There are many places to linger but consider the village of Brigus. Quaint, historic, and already seeing a real estate boom as St. John's off-shore oil money seeps into the cottage market.

Don't miss the tunnel through the rock, or Debbie's scones with partridgeberry jam and fresh cream at the North Street Cafe.

No one can visit Newfoundland without going to Dildo. I mean, can they? Ask about the name, check out the interpretive centre, and if you want to go to sea, Dildo Island Adventure Tours (709-582-2988) runs boat trips and can do boiled fish lunches on board. Watch for bald eagles.

The Trans-Canada Highway is a good road, so scoot up the lightly used blacktop towards wonderful Bonavista Peninsula.

Options abound. Trinity is as absorbing an area as you'll find, with sweeping views, gorgeous old churches, hidden coves, lush vegetation. It's also famous for its pageant, theatre festival, restaurants and shops.


Trinity Historical Walking Tours (709-464-3723) has the lowdown on almost five centuries.

Nearby Port Rexton boasts one of the best hotels in Newfoundland and an award-winner for its cuisine. Fishers Loft Inn is a cluster of recently-built but traditionally correct wooden houses. It's a high-class hostelry run by ex-Ontarians John and Peggy Fisher.

Kevin Spacey and Judi Dench stayed here while filming The Shipping News.

I recommend a single malt on the terrace overlooking Ship Cove before sampling locally sourced, ultra-fresh food. And say hi to Heike, the three-legged dog.

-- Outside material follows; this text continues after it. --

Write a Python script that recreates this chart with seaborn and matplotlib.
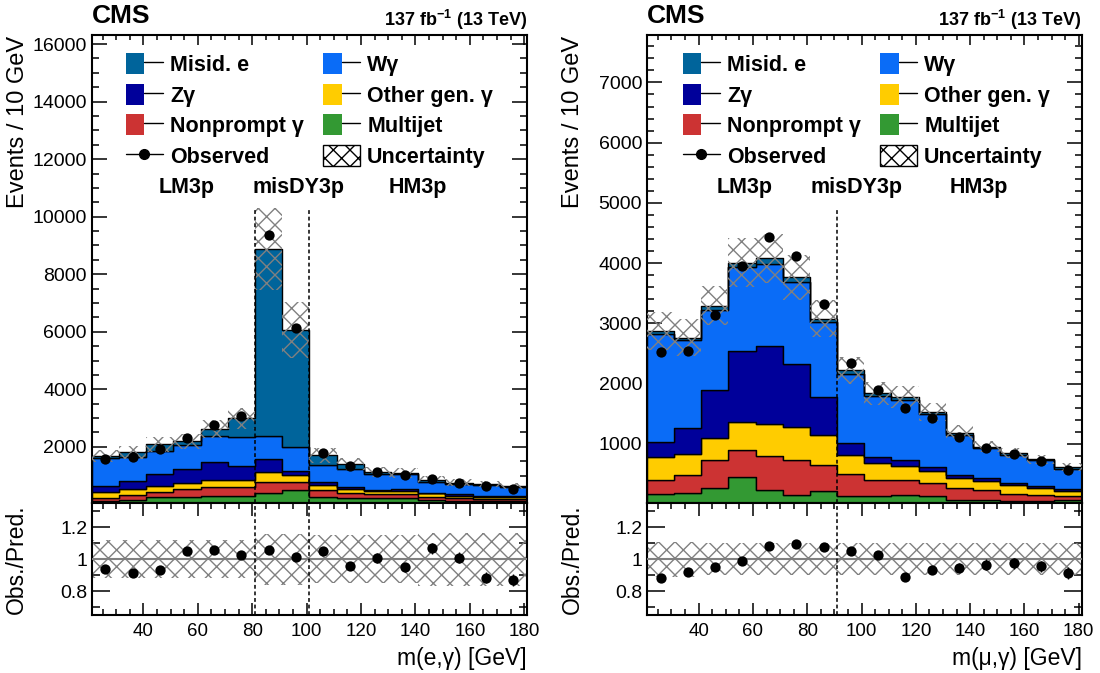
import numpy as np
import pandas as pd
import matplotlib
matplotlib.use("Agg")
import matplotlib.pyplot as plt
import matplotlib.transforms as mtransforms
import seaborn as sns
from matplotlib.patches import Patch
from matplotlib.lines import Line2D
from matplotlib.legend_handler import HandlerTuple
from matplotlib.ticker import MultipleLocator, FuncFormatter

sns.set_theme(style="white")
plt.rcParams["font.family"] = ["Liberation Sans", "DejaVu Sans"]
plt.rcParams["mathtext.default"] = "regular"
plt.rcParams["hatch.linewidth"] = 1.0

# ---- binning: 10 GeV bins from 21 to 181 GeV ----
bin_edges = np.arange(21, 182, 10)
bin_centers = bin_edges[:-1] + 5

processes = ["Misid. e", "Wγ", "Zγ", "Other gen. γ", "Nonprompt γ", "Multijet"]
colors = ["#00649b", "#0a6cf7", "#00009a", "#ffcc00", "#cc3333", "#339933"]

# ---- electron channel: predicted events per bin ----
e_misid = [93, 151, 220, 139, 221, 637, 6504, 4078, 336, 160, 69, 44, 67, 30, 35, 27]
e_wg = [963, 836, 824, 823, 927, 1021, 788, 812, 581, 640, 546, 523, 371, 372, 371, 301]
e_zg = [213, 301, 394, 511, 615, 475, 476, 151, 98, 70, 35, 58, 23, 46, 36, 57]
e_other = [210, 197, 209, 208, 232, 244, 325, 255, 180, 152, 127, 116, 118, 93, 92, 71]
e_nonprompt = [110, 174, 174, 256, 313, 313, 406, 267, 245, 163, 117, 139, 116, 94, 70, 70]
e_multijet = [100, 146, 261, 261, 296, 296, 377, 493, 260, 215, 226, 204, 145, 110, 99, 99]
e_observed = [1586, 1652, 1940, 2312, 2752, 3058, 9364, 6147, 1785, 1338, 1130, 1028, 897, 753, 621, 542]
e_rel_unc = [0.12, 0.12, 0.12, 0.12, 0.12, 0.12, 0.16, 0.16,
             0.15, 0.15, 0.15, 0.15, 0.165, 0.165, 0.165, 0.165]

# ---- muon channel: predicted events per bin ----
mu_misid = [39, 44, 72, 72, 88, 72, 55, 66, 44, 55, 33, 38, 27, 27, 22, 33]
mu_wg = [1800, 1458, 1332, 1403, 1376, 1370, 1239, 1145, 1013, 1002, 886, 666, 495, 468, 429, 330]
mu_zg = [242, 424, 798, 1173, 1288, 1035, 632, 193, 99, 88, 66, 49, 56, 28, 28, 39]
mu_other = [391, 358, 358, 462, 539, 561, 496, 319, 275, 231, 193, 166, 137, 148, 121, 82]
mu_nonprompt = [220, 292, 468, 457, 550, 567, 441, 369, 264, 253, 209, 192, 165, 127, 99, 66]
mu_multijet = [174, 185, 267, 443, 240, 157, 212, 130, 141, 152, 141, 75, 75, 47, 47, 64]
mu_observed = [2522, 2543, 3137, 3958, 4428, 4116, 3315, 2338, 1887, 1587, 1424, 1121, 923, 824, 712, 561]
mu_rel_unc = [0.11, 0.11, 0.1, 0.1, 0.1, 0.1, 0.1, 0.1,
              0.1, 0.1, 0.1, 0.1, 0.1, 0.1, 0.1, 0.1]

region_labels = ["LM3p", "misDY3p", "HM3p"]
e_region_x = [56, 97, 141]
mu_region_x = [57, 98, 143]

FS_YTICK = 14
FS_XTICK = 13.5
HATCH_COLOR = "#808080"

fig = plt.figure(figsize=(11, 6.73), dpi=100)


def style_spines(ax):
    for s in ax.spines.values():
        s.set_color("black")
        s.set_linewidth(1.5)
    ax.grid(False)


def draw_channel(rect_main, rect_ratio, comps, observed, rel_unc, ymin, ymax,
                 y_major, y_minor, boundaries, region_x, xlabel, legend_x):
    ax = fig.add_axes(rect_main)
    axr = fig.add_axes(rect_ratio, sharex=ax)

    df = pd.DataFrame({
        "mass": np.tile(bin_centers, len(processes)),
        "process": np.repeat(processes, len(bin_centers)),
        "events": np.concatenate([np.asarray(c, float) for c in comps]),
    })
    sns.histplot(data=df, x="mass", weights="events", hue="process",
                 hue_order=processes, palette=colors, multiple="stack",
                 bins=[float(b) for b in bin_edges], element="step",
                 fill=True, alpha=1, edgecolor="black", linewidth=1.0,
                 legend=False, ax=ax)

    total = np.sum([np.asarray(c, float) for c in comps], axis=0)
    obs = np.asarray(observed, float)
    unc = np.asarray(rel_unc, float)

    # prediction uncertainty
    ax.stairs(total * (1 + unc), bin_edges, baseline=total * (1 - unc),
              fill=True, hatch="xx", facecolor="none",
              edgecolor=HATCH_COLOR, linewidth=0, zorder=4)

    # observed data
    ax.errorbar(bin_centers, obs, yerr=np.sqrt(obs), fmt="none",
                ecolor="black", elinewidth=1, zorder=5)
    sns.scatterplot(x=bin_centers, y=obs, color="black", s=55,
                    edgecolor="black", linewidth=0, zorder=6, ax=ax)

    ax.set_xlim(bin_edges[0], bin_edges[-1])
    ax.set_ylim(ymin, ymax)
    ax.yaxis.set_major_locator(MultipleLocator(y_major))
    ax.yaxis.set_minor_locator(MultipleLocator(y_minor))
    ax.xaxis.set_major_locator(MultipleLocator(20))
    ax.xaxis.set_minor_locator(MultipleLocator(5))
    style_spines(ax)
    ax.tick_params(which="both", direction="in", top=True, right=True,
                   bottom=True, left=True, colors="black", width=1.1)
    ax.tick_params(axis="y", which="major", length=11, labelsize=FS_YTICK, pad=3.6)
    ax.tick_params(axis="y", which="minor", length=5)
    ax.tick_params(axis="x", which="major", length=7, labelbottom=False)
    ax.tick_params(axis="x", which="minor", length=3.6)
    ax.set_xlabel("")
    ax.set_ylabel("Events / 10 GeV", fontsize=17, loc="top", color="black")
    ax.yaxis.set_label_coords(-0.145, 1.0)

    for b in boundaries:
        ax.axvline(b, ymin=0, ymax=0.627, color="black", lw=1.1,
                   ls=(0, (2.5, 1.8)), zorder=7)
        axr.axvline(b, color="black", lw=1.1, ls=(0, (2.5, 1.8)), zorder=7)

    trans = mtransforms.blended_transform_factory(ax.transData, ax.transAxes)
    for lab, xl in zip(region_labels, region_x):
        ax.text(xl, 0.675, lab, transform=trans, ha="center", va="center",
                fontsize=15.5, fontweight="bold", color="black")

    ax.text(0.0, 1.026, "CMS", transform=ax.transAxes, ha="left",
            va="baseline", fontsize=19, fontweight="bold", color="black")
    ax.text(1.0, 1.02, "137 fb$^{-1}$ (13 TeV)", transform=ax.transAxes,
            ha="right", va="baseline", fontsize=13, fontweight="bold",
            color="black")

    # legend
    handles = [(Patch(facecolor=c, edgecolor="none"),
                Line2D([], [], color="black", lw=1)) for c in colors]
    h_obs = Line2D([], [], color="black", lw=1, marker="o", markersize=7)
    h_unc = Patch(facecolor="white", edgecolor="black", hatch="xx", lw=1)
    labels = processes + ["Observed", "Uncertainty"]
    order = [0, 2, 4, 6, 1, 3, 5, 7]
    all_h = handles + [h_obs, h_unc]
    leg = ax.legend([all_h[i] for i in order], [labels[i] for i in order],
                    ncol=2, loc="upper left", bbox_to_anchor=(legend_x, 0.962),
                    frameon=False,
                    handler_map={tuple: HandlerTuple(ndivide=None, pad=0)},
                    prop={"weight": "bold", "size": 15.5},
                    handlelength=1.7, handleheight=1.12, handletextpad=0.34,
                    labelspacing=0.36, columnspacing=0.9, borderpad=0,
                    borderaxespad=0)
    for t in leg.get_texts():
        t.set_color("black")

    # ratio panel
    ratio = obs / total
    ratio_err = np.sqrt(obs) / total
    axr.stairs(1 + unc, bin_edges, baseline=1 - unc, fill=True, hatch="xx",
               facecolor="none", edgecolor=HATCH_COLOR, linewidth=0, zorder=2)
    axr.axhline(1.0, color="#808080", lw=1.5, zorder=3)
    axr.errorbar(bin_centers, ratio, yerr=ratio_err, fmt="none",
                 ecolor="black", elinewidth=1, zorder=5)
    sns.scatterplot(x=bin_centers, y=ratio, color="black", s=55,
                    edgecolor="black", linewidth=0, zorder=6, ax=axr)
    axr.set_ylim(0.65, 1.35)
    axr.set_xlim(bin_edges[0], bin_edges[-1])
    axr.yaxis.set_major_locator(MultipleLocator(0.2))
    axr.yaxis.set_minor_locator(MultipleLocator(0.1))
    axr.yaxis.set_major_formatter(FuncFormatter(lambda v, p: f"{v:g}"))
    axr.xaxis.set_major_locator(MultipleLocator(20))
    axr.xaxis.set_minor_locator(MultipleLocator(5))
    style_spines(axr)
    axr.tick_params(which="both", direction="in", top=True, right=True,
                    bottom=True, left=True, colors="black", width=1.1)
    axr.tick_params(axis="y", which="major", length=13, labelsize=FS_YTICK, pad=3.2)
    axr.tick_params(axis="y", which="minor", length=6)
    axr.tick_params(axis="x", which="major", length=9, labelsize=FS_XTICK, pad=6)
    axr.tick_params(axis="x", which="minor", length=4)
    axr.set_ylabel("Obs./Pred.", fontsize=16.5, color="black")
    axr.yaxis.set_label_coords(-0.146, 0.5)
    axr.set_xlabel(xlabel, fontsize=16.5, loc="right", color="black", labelpad=5)
    return ax, axr


draw_channel([0.0834, 0.2519, 0.3957, 0.6954], [0.0834, 0.0862, 0.3957, 0.1657],
             [e_misid, e_wg, e_zg, e_other, e_nonprompt, e_multijet],
             e_observed, e_rel_unc, 30, 16300, 2000, 500, [81, 101],
             e_region_x, "m(e,γ) [GeV]", 0.079)
draw_channel([0.5882, 0.2519, 0.3950, 0.6954], [0.5882, 0.0862, 0.3950, 0.1657],
             [mu_misid, mu_wg, mu_zg, mu_other, mu_nonprompt, mu_multijet],
             mu_observed, mu_rel_unc, 10, 7780, 1000, 200, [91],
             mu_region_x, "m(μ,γ) [GeV]", 0.083)

fig.savefig("out.png", dpi=100, facecolor="white")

Check fishersloft.com or 1-877-464-3240.


Splendid coastline near New Bonaventure, on Trinity Bay.

There is superb hiking along the ocean, but for more activity stunning Terra Nova national park and a great golf course are only an hour away.

Warning: Newfoundland has more moose than anywhere else in North America. If you are travelling early or late in the day be very mindful of the giant ungulates.

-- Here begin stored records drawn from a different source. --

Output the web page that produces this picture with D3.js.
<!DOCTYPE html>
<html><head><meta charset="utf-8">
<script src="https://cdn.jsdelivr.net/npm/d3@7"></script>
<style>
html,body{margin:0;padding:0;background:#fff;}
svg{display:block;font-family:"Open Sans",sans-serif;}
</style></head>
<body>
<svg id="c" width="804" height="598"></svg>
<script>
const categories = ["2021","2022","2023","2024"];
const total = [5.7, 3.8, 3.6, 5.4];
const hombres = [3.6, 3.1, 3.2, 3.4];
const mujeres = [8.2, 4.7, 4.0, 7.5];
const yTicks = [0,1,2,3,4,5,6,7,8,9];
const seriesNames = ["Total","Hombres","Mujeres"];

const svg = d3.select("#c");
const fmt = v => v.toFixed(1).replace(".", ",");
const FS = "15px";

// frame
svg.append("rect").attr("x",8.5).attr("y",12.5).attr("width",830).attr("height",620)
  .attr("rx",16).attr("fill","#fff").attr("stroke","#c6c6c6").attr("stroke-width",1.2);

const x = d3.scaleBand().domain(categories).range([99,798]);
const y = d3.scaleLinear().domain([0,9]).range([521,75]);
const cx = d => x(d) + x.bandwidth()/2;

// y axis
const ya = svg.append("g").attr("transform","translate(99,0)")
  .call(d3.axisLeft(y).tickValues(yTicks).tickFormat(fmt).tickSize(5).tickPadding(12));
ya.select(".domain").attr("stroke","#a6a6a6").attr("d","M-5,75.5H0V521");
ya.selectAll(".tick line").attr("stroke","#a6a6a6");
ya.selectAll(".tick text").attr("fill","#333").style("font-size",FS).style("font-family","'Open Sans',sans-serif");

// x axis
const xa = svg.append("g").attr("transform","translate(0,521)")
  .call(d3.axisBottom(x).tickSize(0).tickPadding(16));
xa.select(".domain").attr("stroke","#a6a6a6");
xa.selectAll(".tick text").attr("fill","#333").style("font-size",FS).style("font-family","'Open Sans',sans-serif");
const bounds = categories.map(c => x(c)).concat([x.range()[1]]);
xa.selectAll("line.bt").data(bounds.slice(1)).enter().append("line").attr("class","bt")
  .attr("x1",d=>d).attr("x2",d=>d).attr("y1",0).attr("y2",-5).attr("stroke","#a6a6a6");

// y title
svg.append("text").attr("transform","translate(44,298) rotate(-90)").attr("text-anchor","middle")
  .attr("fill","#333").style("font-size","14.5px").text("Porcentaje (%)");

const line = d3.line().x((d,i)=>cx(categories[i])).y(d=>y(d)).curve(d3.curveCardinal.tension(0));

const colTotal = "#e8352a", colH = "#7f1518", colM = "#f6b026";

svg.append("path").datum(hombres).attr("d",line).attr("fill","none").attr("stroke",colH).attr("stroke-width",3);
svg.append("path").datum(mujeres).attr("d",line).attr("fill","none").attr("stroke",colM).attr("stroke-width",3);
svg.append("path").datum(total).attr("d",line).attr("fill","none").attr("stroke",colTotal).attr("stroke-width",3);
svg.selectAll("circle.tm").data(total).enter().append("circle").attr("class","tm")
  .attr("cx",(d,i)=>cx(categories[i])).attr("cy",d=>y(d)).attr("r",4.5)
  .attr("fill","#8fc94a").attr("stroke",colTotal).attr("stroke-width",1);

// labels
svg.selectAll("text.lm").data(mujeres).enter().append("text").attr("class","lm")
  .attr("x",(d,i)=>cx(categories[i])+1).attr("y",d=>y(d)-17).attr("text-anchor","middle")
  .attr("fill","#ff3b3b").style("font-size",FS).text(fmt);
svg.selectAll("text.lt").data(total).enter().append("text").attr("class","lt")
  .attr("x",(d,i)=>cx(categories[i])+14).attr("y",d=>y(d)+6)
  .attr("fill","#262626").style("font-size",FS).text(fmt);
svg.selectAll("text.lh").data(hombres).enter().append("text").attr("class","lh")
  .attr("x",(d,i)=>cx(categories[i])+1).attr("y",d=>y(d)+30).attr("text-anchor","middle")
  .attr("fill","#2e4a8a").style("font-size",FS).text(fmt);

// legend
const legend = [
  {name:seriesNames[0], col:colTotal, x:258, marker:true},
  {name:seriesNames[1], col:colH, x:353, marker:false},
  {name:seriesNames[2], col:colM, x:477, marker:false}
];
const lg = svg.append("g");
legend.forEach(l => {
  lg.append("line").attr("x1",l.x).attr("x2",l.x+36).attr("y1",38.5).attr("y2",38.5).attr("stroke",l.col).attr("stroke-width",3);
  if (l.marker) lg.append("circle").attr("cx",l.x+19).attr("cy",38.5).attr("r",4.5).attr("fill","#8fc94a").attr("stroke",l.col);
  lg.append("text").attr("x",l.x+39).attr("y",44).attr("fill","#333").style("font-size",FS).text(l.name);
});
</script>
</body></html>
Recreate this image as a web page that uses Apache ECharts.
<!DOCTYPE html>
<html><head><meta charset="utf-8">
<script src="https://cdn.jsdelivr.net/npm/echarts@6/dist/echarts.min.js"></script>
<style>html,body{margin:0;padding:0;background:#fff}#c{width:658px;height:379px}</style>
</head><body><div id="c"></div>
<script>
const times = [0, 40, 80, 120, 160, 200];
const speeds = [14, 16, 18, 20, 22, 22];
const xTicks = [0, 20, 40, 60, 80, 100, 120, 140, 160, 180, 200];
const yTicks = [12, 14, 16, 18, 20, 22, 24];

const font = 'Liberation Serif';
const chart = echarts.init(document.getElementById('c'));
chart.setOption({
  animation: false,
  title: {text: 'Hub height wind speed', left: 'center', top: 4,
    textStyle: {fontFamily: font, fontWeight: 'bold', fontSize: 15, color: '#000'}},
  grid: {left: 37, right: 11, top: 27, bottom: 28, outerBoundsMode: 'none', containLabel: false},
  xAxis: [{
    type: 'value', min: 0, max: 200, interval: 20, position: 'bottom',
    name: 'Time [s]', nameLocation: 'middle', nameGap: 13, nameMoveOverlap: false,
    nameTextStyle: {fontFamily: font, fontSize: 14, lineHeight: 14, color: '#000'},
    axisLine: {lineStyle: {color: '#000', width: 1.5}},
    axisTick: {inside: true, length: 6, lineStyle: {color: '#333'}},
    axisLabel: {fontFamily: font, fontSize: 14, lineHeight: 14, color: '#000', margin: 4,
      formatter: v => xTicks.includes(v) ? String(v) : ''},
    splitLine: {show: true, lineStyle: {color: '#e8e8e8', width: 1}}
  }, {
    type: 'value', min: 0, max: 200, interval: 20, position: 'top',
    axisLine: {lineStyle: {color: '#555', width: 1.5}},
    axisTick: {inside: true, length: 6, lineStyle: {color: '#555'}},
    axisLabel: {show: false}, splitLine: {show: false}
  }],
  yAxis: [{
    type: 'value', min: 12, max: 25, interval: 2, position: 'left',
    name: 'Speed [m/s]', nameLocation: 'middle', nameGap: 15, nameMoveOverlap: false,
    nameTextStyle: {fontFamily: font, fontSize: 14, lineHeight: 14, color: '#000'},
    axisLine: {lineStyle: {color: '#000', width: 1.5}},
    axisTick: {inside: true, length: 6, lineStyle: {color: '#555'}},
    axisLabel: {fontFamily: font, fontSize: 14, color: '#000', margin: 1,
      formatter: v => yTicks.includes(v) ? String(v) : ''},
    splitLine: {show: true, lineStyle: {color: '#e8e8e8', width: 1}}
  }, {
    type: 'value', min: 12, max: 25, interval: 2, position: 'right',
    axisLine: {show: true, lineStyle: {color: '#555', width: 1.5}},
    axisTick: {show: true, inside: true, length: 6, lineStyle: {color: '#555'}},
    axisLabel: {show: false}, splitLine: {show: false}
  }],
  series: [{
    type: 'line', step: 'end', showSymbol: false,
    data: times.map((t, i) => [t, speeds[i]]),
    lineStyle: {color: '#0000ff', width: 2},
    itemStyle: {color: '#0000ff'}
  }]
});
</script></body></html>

North lies busy Bonavista and its cape, where John Cabot landed in 1497 and pronounced New-Founde-Lande. A magic place on a clear day. Bonavista also has one of Canada's largest wooden churches, the impressive Memorial United Church.

Scenic Musgravetown, close to Terra Nova, is a great lunch stop. At The Old Barracks, a former Sally Ann chapel, enjoy cod tongues and cheeks, moose stew, brewis and friendly service plus a good gift shop.

It was hot when I visited, driving a luxurious Buick Lucerne, and the ladies at the nearby Womens Institute found our air-cooled seats tickled their fancy.


The Fishers Loft Inn, in Port Rexton. The cluster of wooden houses is considered one of the best hotels in the province, and was home to Kevin Spacey and Judi Dench while they filmed the Shipping News.

Take the Trans-Canada back to St. John's but detour on the stark, barren Route 13 to Bay Bulls, Petty Harbour and Cape Spear, the eastern-most point in North America.

St. John's is jumping as that oil cash starts to impact. The vibes on a warm July night were a heady mix of amiable and optimistic.

Check out landmark Signal Hill, where Marconi received the first transatlantic radio signal in 1901, have a beer on George St., walk the harbour.

Hotel possibilities include the venerable Fairmont, formerly the Hotel Newfoundland. But we plump instead for dinner at Bianca's on Water St., where the food could grace any restaurant table in Canada, and B&B at the Bonne Esperance House, a few minutes' stroll away on Gower St.

Youthful St. John's native Regina Anthony runs a unique operation in three adjoining century-old homes, furnished Victorian style with a fine terrace overlooking an English garden. Contact bonneesperancehouse.ca or 1-888-726-3835.

As breakfast waiters serve coffee, fresh berries and waffles you'll want to linger longer than a week.